# Supplied data
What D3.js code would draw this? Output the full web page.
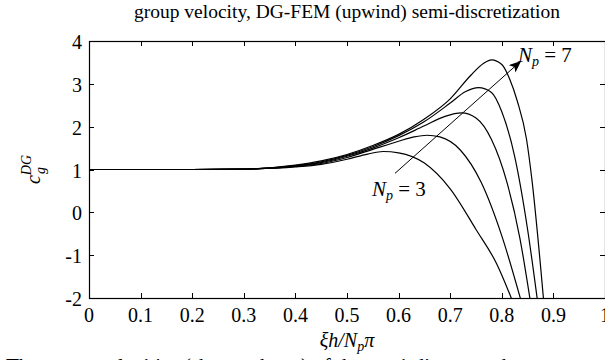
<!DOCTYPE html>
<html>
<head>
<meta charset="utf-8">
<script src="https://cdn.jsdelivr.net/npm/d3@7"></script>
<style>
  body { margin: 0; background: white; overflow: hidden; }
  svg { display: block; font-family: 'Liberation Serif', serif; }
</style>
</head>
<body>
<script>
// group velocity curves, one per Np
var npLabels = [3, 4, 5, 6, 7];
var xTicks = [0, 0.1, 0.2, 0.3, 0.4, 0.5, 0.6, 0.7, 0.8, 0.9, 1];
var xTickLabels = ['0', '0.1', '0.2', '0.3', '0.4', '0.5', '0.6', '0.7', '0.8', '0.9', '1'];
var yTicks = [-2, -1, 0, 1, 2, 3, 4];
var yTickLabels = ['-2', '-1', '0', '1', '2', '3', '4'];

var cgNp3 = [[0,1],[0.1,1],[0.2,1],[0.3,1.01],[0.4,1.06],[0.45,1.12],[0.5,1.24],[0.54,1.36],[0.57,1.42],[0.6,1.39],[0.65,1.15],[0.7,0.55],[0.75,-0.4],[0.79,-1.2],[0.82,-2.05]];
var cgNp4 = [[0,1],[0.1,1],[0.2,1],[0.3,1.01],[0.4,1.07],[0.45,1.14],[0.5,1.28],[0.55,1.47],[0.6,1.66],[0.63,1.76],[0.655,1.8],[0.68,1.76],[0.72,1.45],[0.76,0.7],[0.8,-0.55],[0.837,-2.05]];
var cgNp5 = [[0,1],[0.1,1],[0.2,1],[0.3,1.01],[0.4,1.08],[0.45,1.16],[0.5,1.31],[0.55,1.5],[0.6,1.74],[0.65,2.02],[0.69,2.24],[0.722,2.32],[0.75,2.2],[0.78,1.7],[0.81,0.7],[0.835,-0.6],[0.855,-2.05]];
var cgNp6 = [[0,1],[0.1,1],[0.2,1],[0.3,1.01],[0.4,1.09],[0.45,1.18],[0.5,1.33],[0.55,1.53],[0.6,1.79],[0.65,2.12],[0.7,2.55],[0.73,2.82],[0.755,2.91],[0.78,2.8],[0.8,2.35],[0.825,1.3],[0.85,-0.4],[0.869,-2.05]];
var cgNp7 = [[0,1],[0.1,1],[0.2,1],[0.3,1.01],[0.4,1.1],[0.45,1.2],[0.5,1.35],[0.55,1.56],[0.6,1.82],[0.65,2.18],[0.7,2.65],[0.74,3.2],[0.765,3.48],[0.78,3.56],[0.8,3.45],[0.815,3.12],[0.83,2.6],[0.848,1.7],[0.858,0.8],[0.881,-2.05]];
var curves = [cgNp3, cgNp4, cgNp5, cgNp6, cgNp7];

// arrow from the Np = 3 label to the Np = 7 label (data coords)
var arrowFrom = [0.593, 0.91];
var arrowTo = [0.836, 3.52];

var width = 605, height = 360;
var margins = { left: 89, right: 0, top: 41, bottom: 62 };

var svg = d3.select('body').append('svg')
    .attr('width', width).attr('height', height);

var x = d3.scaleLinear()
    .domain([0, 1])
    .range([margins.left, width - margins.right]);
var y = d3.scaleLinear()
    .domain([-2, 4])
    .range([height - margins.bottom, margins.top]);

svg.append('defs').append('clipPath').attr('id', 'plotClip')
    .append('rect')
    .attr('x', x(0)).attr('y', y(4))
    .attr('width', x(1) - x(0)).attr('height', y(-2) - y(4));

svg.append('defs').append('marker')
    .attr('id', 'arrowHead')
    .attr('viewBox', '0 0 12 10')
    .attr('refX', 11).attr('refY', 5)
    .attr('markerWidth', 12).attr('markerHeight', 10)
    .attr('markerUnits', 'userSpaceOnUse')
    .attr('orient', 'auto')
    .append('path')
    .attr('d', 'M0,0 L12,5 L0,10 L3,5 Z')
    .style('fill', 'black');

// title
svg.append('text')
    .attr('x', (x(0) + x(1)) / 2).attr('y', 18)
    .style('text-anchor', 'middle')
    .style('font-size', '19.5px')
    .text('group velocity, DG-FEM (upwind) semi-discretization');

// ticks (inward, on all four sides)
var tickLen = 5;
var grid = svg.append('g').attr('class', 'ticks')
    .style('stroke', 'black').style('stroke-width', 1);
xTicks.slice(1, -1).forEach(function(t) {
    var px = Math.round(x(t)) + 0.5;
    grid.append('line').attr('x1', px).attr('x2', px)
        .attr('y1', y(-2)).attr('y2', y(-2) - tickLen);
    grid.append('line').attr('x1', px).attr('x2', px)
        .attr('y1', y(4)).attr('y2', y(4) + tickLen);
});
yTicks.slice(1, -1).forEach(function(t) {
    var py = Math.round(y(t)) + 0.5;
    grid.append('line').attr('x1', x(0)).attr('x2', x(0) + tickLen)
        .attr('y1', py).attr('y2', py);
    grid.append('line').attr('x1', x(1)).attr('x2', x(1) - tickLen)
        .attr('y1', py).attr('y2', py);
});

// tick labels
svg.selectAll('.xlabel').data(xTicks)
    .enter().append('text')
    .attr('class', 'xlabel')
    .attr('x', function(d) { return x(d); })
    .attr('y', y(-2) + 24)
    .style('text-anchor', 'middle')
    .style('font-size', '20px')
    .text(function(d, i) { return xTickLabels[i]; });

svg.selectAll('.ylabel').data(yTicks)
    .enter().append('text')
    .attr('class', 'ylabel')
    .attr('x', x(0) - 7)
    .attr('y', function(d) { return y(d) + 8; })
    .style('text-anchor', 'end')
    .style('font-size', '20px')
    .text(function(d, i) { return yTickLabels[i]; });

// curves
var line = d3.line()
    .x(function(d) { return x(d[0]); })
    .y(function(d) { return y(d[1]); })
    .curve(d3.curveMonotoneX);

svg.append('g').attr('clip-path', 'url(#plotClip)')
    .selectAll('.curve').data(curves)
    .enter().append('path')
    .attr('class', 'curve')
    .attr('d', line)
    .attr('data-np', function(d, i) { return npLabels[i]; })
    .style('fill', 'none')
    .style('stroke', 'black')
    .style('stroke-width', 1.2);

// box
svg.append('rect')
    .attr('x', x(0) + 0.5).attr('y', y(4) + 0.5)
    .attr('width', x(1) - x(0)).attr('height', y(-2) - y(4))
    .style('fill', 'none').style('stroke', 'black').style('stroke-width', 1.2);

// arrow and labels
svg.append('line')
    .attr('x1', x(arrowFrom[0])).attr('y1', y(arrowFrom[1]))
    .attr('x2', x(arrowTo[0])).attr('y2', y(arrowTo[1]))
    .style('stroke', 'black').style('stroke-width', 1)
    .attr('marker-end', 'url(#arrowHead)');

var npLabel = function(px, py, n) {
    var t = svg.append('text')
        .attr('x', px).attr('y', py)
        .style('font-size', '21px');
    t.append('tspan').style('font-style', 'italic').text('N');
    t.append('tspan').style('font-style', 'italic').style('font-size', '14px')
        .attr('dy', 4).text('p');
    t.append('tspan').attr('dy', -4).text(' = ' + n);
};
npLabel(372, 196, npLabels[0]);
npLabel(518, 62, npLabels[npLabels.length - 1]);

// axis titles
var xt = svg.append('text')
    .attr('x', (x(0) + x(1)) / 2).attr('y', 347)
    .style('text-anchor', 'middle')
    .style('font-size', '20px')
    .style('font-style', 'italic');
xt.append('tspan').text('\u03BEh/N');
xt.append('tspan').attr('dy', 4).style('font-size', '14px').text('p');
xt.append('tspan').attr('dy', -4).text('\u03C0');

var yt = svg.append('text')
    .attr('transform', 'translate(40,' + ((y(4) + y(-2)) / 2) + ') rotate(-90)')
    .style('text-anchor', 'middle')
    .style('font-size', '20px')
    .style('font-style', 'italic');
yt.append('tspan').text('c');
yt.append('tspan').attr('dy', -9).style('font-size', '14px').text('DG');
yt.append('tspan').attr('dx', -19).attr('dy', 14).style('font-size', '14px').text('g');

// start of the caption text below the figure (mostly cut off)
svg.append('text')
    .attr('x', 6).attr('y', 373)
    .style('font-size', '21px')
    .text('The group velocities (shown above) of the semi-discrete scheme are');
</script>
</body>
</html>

# Directions for this task
Everything from the top line of the data down to and including the line with "var yTickLabels = ['-2', '-1', '0', '1', '2', '3', '4'];" is to be copied, except the pictures.

# Correct output
What D3.js code would draw this? Output the full web page.
<!DOCTYPE html>
<html>
<head>
<meta charset="utf-8">
<script src="https://cdn.jsdelivr.net/npm/d3@7"></script>
<style>
  body { margin: 0; background: white; overflow: hidden; }
  svg { display: block; font-family: 'Liberation Serif', serif; }
</style>
</head>
<body>
<script>
// group velocity curves, one per Np
var npLabels = [3, 4, 5, 6, 7];
var xTicks = [0, 0.1, 0.2, 0.3, 0.4, 0.5, 0.6, 0.7, 0.8, 0.9, 1];
var xTickLabels = ['0', '0.1', '0.2', '0.3', '0.4', '0.5', '0.6', '0.7', '0.8', '0.9', '1'];
var yTicks = [-2, -1, 0, 1, 2, 3, 4];
var yTickLabels = ['-2', '-1', '0', '1', '2', '3', '4'];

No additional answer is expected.